Dreams do Come True: Tropical Ecology Research in Borneo!

When I was leaving Maliau Basin in 2015 after completing the data collection for my masters project, I did not think I would have the opportunity to return to Borneo any time soon… I was wrong!

Between September – December 2016 I went back to the beautiful pristine rainforests surrounding Maliau Basin in Borneo, this time, as an ecological field research assistant with the Natural History Museum, I worked with the Termite Ant Research Team which includes Paul EggletonLouise Ashton, in collaboration with the University of Liverpool’s Kate Parr, Hannah Griffiths and Alice Walker.

I spent half my time in the rainforest collecting data from fieldwork including:

  1. Termite transects
  2. Leaf litter transects/Winkler Bag sampling
  3. Ant bait card monitoring
  4. Predation study on fake grublets
  5. Wood occupancy surveys
  6. Hand collecting 2,000 individual ants for molecular gut content analysis
  7. Ant resource removal experiment

The other half of my time was spent in the Laboratory in the Institute of Tropical Biology and Conservation (ITBC) at the University of Malaysia, Sabah (UMS) in Kota Kinabalu working in the Natural Products Chemistry laboratory where I extracted chemicals from soil and seedling samples. I also helped the UMS Friends of Borneensis Outreach Initiative to design a field course for Malaysian School Students in 2017.

Our resource removal experiment revealed that Ants are the major agents of resource removal from tropical rainforests and was published recently in the Journal of Animal Ecology.

In Sulawesi, as an Entomologist!

During the field seasons of 2012 and 2013 I was the entomology team leader at Operation Wallacea, Indonesia. The country of Indonesia is a huge country made up of around 18,000 islands across 5,000km.

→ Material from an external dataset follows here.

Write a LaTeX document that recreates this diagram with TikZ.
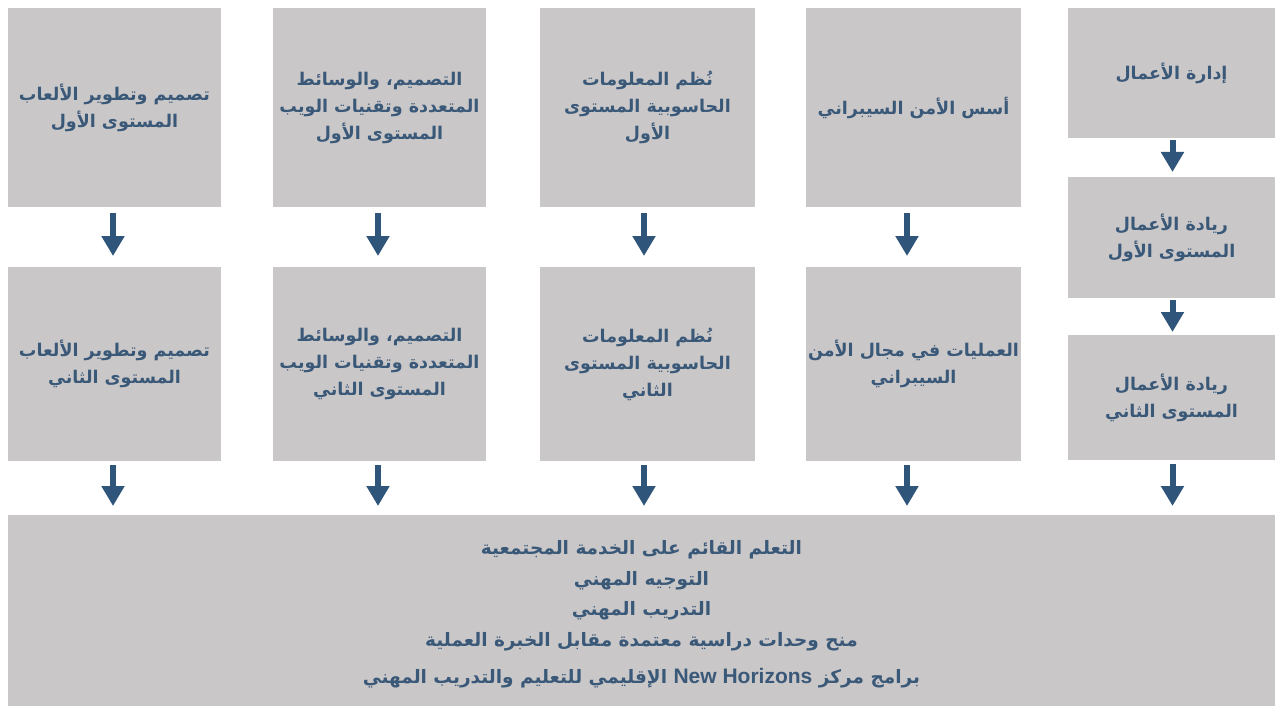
\documentclass[tikz,border=0pt]{standalone}
\usepackage{fontspec}
\newfontfamily\arabicfont[Script=Arabic]{DejaVu Sans}
\newfontfamily\latinfont{Liberation Sans}
\TeXXeTstate=1
\usetikzlibrary{arrows.meta}
\definecolor{boxgray}{HTML}{C9C7C8}
\definecolor{txtblue}{HTML}{3A5878}
\definecolor{arrblue}{HTML}{30557A}
\tikzset{
  box/.style={fill=boxgray, draw=none, inner sep=0pt, outer sep=0pt, align=center,
    text=txtblue, font=\arabicfont\bfseries\fontsize{17.5}{27}\selectfont},
  arr/.style={draw=arrblue, line width=6pt, -{Triangle[width=22pt,length=20pt]}, arrblue}
}
\begin{document}
\begin{tikzpicture}[x=1pt,y=-1pt]
\useasboundingbox (0,0) rectangle (1275,706);
% row 1
\node[box, minimum width=213, minimum height=199] (a1) at (114.5,107.5)
  {\beginR تصميم وتطوير الألعاب\endR\\\beginR المستوى الأول\endR};
\node[box, minimum width=213, minimum height=199] (b1) at (379.5,107.5)
  {\beginR التصميم، والوسائط\endR\\\beginR المتعددة وتقنيات الويب\endR\\\beginR المستوى الأول\endR};
\node[box, minimum width=215, minimum height=199] (c1) at (647.5,107.5)
  {\beginR نُظم المعلومات\endR\\\beginR الحاسوبية المستوى\endR\\\beginR الأول\endR};
\node[box, minimum width=215, minimum height=199] (d1) at (913.5,107.5)
  {\beginR أسس الأمن السيبراني\endR};
% row 2
\node[box, minimum width=213, minimum height=194] (a2) at (114.5,364)
  {\beginR تصميم وتطوير الألعاب\endR\\\beginR المستوى الثاني\endR};
\node[box, minimum width=213, minimum height=194] (b2) at (379.5,364)
  {\beginR التصميم، والوسائط\endR\\\beginR المتعددة وتقنيات الويب\endR\\\beginR المستوى الثاني\endR};
\node[box, minimum width=215, minimum height=194] (c2) at (647.5,364)
  {\beginR نُظم المعلومات\endR\\\beginR الحاسوبية المستوى\endR\\\beginR الثاني\endR};
\node[box, minimum width=215, minimum height=194] (d2) at (913.5,364)
  {\beginR العمليات في مجال الأمن\endR\\\beginR السيبراني\endR};
% column 5
\node[box, minimum width=207, minimum height=130] (e1) at (1171.5,73)
  {\beginR إدارة الأعمال\endR};
\node[box, minimum width=207, minimum height=121] (e2) at (1171.5,237.5)
  {\beginR ريادة الأعمال\endR\\\beginR المستوى الأول\endR};
\node[box, minimum width=207, minimum height=125] (e3) at (1171.5,397.5)
  {\beginR ريادة الأعمال\endR\\\beginR المستوى الثاني\endR};
% bottom
\node[box, minimum width=1267, minimum height=191] (f) at (641.5,610.5) {};
\node[box, fill=none, font=\arabicfont\bfseries\fontsize{18.5}{30.5}\selectfont] (ftext) at (641.5,614.5)
  {\beginR التعلم القائم على الخدمة المجتمعية\endR\\
   \beginR التوجيه المهني\endR\\
   \beginR التدريب المهني\endR\\
   \beginR منح وحدات دراسية معتمدة مقابل الخبرة العملية\endR\\[7pt]
   \beginR برامج مركز \beginL{\latinfont\bfseries\fontsize{21}{22}\selectfont New Horizons}\endL{} الإقليمي للتعليم والتدريب المهني\endR};
% arrows
\foreach \u/\v/\s in {a1/a2/-1.5,b1/b2/-1.5,c1/c2/-3.5,d1/d2/-6.5}
  \draw[arr, shorten <=6pt, shorten >=11pt] ([xshift=\s pt]\u.south) -- ([xshift=\s pt]\v.north);
\foreach \u/\s in {a2/-1.5,b2/-1.5,c2/-3.5,d2/-6.5,e3/1}
  \draw[arr, shorten <=4pt, shorten >=9pt] ([xshift=\s pt]\u.south) -- ([xshift=\s pt]\u.south |- f.north);
\draw[arr, shorten <=2pt, shorten >=5pt] ([xshift=1pt]e1.south) -- ([xshift=1pt]e2.north);
\draw[arr, shorten <=2pt, shorten >=3pt] ([xshift=1pt]e2.south) -- ([xshift=1pt]e3.north);
\end{tikzpicture}
\end{document}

With a population of around 260 million people, and an incredible diversity of approximately 730 different languages. It is unsurprising, therefore, that the island biogeography provides a hot-house for speciation in this tropical island region with an incredible examples of adaptation and endemism. The Wallacea region, named after the famous naturalist Alfred Russel Wallace

I worked in the main base for the university students doing the jungle training course, and the starting point for school students in south Buton is the village of Labundo. I conducted lepidoptera pollard surveys, banana baited bottle canopy arthropod surveys and Dung beetle surveys in both natural habitats and disturbed agricultural ecosystems. As well as this, I conducted rapid biodiversity assessment of termites using the standard transect method.